Diyarbakır Barosu Kadın Hakları Merkezi’nden yapılan açıklama şöyle: “Gazeteci, kadın özgürlük mücadelesinin aktif bir öznesi olan Dilan Karaman'ın şüpheli biçimde yaşamını yitirdiği haberini derin bir üzüntüyle öğrenmiş bulunmaktayız.
11 Kasım'dan bu yana yoğun bakımda tedavi altında olan Karaman'ın ölümü, kamuoyuna "kalp krizi" olarak yansısa da kadınların şüpheli ölümlerinin çoğu kez "intihar" ya da "ani ölüm" şeklinde kayıt altına alınmasının ülkemizdeki cezasızlık ve kadın düşmanı iklimle doğrudan ilişkili olduğu bilinmektedir.
Kadınların yaşam hakkı, beden bütünlüğü ve güvenlik hakkı devletin koruma yükümlülüğü altındadır. Bu nedenle Dilan Karaman'ın ölümüyle ilgili soruşturmanın ivedilikle, şeffaflıkla ve titizlikle yürütülmesi; varsa ihmali, sorumluluğu veya etkisi bulunan kişi ya da yapıların açığa çıkarılması; etkin, bütünlüklü ve bağımsız bir soruşturma sürecinin işletilmesi gerekmektedir.
Kadınların şüpheli ölümlerinin münferit olmadığını; toplumsal cinsiyet eşitsizliğinin, sistematik şiddetin ve cezasızlık politikasının bir sonucu olduğunu bir kez daha hatırlatıyoruz.

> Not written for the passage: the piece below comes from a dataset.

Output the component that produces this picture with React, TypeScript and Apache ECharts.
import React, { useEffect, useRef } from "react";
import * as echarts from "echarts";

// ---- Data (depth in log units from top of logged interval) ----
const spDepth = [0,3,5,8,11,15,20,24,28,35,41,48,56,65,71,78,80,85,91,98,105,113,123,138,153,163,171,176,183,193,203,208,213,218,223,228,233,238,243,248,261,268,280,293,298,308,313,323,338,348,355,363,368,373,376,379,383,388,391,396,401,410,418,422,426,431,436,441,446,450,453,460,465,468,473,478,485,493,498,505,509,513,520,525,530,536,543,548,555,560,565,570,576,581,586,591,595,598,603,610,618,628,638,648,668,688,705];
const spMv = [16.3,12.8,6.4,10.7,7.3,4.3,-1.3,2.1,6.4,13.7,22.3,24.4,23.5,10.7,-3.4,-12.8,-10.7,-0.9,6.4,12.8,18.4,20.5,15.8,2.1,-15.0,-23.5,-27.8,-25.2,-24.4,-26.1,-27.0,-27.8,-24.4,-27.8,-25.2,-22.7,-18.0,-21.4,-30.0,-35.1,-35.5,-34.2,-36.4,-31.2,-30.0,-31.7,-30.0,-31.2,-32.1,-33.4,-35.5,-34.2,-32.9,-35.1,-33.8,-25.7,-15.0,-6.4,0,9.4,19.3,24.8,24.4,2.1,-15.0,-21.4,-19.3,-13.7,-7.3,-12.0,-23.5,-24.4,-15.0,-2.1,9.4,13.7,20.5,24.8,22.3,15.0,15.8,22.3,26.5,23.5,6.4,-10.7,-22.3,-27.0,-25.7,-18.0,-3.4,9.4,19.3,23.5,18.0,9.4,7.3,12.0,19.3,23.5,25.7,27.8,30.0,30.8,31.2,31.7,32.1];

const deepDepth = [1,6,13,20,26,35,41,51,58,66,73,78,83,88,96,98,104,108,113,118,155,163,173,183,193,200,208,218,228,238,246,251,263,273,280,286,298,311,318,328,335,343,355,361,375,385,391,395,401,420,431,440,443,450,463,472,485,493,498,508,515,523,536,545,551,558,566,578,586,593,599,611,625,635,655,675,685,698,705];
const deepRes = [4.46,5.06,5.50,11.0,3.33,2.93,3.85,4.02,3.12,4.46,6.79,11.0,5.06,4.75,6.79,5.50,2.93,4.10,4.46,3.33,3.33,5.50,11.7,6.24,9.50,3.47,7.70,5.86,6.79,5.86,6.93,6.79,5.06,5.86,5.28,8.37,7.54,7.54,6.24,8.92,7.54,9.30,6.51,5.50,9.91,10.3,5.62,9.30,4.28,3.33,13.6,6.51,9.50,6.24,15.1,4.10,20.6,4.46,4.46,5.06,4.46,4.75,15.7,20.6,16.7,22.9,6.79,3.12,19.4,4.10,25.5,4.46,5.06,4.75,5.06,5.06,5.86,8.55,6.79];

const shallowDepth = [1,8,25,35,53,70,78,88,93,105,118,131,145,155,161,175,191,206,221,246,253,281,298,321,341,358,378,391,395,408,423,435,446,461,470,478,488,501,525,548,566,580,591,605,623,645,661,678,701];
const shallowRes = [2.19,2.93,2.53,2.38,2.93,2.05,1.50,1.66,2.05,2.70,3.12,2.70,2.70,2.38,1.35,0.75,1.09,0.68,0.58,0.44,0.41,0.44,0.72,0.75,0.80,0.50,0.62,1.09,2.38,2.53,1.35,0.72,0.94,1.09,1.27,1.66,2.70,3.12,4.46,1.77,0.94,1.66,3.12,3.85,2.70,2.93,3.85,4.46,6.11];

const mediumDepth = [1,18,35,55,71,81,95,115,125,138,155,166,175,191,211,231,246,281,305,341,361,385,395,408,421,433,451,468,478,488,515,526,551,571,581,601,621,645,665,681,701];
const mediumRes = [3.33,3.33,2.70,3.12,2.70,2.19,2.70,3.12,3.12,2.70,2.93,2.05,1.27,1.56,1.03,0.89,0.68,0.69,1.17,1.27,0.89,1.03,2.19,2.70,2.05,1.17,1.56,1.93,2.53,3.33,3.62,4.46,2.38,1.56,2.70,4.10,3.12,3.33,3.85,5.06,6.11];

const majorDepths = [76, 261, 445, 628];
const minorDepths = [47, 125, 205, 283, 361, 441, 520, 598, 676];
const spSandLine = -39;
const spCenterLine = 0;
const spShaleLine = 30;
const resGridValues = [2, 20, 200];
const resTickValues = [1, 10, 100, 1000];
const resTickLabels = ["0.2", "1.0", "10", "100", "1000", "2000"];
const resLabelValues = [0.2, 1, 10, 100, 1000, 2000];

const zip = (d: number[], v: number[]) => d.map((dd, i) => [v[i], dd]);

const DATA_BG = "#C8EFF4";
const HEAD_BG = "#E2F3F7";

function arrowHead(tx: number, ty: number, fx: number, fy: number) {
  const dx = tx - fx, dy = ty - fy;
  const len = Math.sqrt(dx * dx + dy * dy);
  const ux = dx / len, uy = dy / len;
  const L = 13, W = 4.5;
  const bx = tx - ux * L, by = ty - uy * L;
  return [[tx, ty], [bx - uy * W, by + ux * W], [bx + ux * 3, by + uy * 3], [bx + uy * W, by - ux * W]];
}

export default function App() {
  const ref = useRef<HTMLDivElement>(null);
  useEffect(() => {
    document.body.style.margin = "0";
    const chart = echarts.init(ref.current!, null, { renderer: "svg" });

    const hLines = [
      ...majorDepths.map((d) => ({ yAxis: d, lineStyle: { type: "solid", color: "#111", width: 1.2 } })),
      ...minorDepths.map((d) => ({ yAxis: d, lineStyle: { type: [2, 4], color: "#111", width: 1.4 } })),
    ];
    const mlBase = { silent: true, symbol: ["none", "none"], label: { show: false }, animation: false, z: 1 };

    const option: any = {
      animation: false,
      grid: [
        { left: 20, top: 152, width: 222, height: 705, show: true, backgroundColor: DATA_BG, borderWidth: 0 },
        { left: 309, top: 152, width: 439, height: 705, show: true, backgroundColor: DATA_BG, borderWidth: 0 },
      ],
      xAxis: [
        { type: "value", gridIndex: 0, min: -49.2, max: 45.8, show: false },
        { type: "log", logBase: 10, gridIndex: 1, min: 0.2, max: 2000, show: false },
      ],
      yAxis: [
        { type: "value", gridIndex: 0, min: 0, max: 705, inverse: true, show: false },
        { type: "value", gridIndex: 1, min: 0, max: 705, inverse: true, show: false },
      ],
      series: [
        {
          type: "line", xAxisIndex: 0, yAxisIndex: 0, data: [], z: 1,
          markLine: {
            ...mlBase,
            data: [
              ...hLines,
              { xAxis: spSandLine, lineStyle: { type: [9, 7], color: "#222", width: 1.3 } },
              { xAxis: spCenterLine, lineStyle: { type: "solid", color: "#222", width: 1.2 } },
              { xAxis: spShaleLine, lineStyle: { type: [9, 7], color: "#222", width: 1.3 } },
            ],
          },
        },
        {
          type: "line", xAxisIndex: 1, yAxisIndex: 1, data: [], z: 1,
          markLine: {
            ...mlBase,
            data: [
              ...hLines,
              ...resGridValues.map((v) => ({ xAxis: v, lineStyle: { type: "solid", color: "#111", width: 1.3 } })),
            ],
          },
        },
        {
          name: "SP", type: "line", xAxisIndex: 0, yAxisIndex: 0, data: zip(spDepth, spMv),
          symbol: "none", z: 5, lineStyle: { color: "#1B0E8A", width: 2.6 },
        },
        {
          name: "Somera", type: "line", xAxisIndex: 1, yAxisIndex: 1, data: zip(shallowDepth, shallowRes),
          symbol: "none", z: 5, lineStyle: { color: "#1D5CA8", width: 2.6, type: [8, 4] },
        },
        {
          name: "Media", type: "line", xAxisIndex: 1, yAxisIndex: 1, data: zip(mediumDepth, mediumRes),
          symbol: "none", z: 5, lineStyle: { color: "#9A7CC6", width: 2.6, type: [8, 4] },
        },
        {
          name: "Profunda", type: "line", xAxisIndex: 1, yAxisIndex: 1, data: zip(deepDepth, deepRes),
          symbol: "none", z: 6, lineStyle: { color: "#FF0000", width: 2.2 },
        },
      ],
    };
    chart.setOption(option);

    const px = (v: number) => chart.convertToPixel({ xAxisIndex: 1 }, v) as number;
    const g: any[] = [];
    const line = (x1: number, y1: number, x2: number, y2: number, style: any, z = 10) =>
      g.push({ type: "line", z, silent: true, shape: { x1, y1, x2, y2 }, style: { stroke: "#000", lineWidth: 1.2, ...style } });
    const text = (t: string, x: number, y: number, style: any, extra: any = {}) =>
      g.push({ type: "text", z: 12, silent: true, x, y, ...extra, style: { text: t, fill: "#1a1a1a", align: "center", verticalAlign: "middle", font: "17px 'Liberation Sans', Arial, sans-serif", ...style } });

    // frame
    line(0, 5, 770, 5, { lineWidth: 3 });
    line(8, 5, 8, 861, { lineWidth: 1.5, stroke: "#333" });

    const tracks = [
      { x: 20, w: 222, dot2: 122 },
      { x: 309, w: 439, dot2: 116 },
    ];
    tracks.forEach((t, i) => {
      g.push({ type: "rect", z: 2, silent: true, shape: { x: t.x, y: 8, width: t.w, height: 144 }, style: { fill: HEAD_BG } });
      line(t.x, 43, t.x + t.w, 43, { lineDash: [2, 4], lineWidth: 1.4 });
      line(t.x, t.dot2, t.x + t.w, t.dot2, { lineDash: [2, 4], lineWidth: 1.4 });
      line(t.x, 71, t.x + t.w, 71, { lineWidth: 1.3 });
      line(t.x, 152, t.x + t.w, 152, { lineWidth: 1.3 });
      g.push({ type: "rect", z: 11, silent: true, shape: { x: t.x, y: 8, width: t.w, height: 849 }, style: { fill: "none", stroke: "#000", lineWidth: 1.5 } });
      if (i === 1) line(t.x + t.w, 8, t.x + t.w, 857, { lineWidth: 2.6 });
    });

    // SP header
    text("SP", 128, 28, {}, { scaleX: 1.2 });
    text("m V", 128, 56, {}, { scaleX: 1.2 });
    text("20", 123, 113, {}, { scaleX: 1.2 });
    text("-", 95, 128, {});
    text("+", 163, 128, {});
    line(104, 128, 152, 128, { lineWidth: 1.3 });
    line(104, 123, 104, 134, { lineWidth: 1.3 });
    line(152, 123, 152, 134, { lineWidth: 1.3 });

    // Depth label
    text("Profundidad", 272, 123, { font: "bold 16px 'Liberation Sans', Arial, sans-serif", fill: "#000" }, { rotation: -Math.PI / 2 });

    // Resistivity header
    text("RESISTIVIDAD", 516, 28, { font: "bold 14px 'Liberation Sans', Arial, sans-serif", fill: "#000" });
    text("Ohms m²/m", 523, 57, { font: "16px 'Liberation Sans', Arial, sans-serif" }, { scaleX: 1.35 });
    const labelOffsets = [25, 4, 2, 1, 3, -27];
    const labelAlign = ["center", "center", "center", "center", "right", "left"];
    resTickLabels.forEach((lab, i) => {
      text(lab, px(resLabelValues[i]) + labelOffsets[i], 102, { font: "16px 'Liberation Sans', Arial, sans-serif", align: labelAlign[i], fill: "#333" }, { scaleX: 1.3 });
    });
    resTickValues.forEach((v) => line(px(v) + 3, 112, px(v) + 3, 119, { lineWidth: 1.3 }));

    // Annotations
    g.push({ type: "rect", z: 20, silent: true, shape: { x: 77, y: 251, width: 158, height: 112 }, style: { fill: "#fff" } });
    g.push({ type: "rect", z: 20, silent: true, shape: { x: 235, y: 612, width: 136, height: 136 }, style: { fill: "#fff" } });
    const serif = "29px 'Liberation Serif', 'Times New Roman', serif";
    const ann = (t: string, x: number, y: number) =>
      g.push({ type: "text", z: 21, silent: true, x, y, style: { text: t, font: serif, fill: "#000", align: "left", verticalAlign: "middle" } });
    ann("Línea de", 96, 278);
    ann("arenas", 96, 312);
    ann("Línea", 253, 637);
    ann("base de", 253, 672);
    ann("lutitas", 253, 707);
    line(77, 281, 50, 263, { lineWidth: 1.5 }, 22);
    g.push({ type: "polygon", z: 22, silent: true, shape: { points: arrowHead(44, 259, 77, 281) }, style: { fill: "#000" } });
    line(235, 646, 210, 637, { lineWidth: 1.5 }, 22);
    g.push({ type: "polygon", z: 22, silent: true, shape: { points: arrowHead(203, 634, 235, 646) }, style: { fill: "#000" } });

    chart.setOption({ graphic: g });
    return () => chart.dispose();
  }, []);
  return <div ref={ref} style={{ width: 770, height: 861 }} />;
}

Bu bağlamda, "intihar” olarak sunulan kadın ölümlerinin de politik olduğunun altını çiziyoruz.
Diyarbakır Barosu Kadın Hakları Merkezi olarak, Dilan Karaman'ın ölümüyle ilgili sürecin sonuna kadar takipçisi olacağımızı, etkin soruşturma yürütülmesi için gerekli hukuki girişimleri sürdüreceğimizi ve kadınların yaşam hakkına yönelen her türlü tehdit karşısında mücadeleyi kararlılıkla sürdüreceğimizi kamuoyuna saygıyla bildiririz.

Dilan Karaman'ın ailesine, yakınlarına, meslektaşlarına ve mücadele arkadaşlarına başsağlığı diliyoruz.”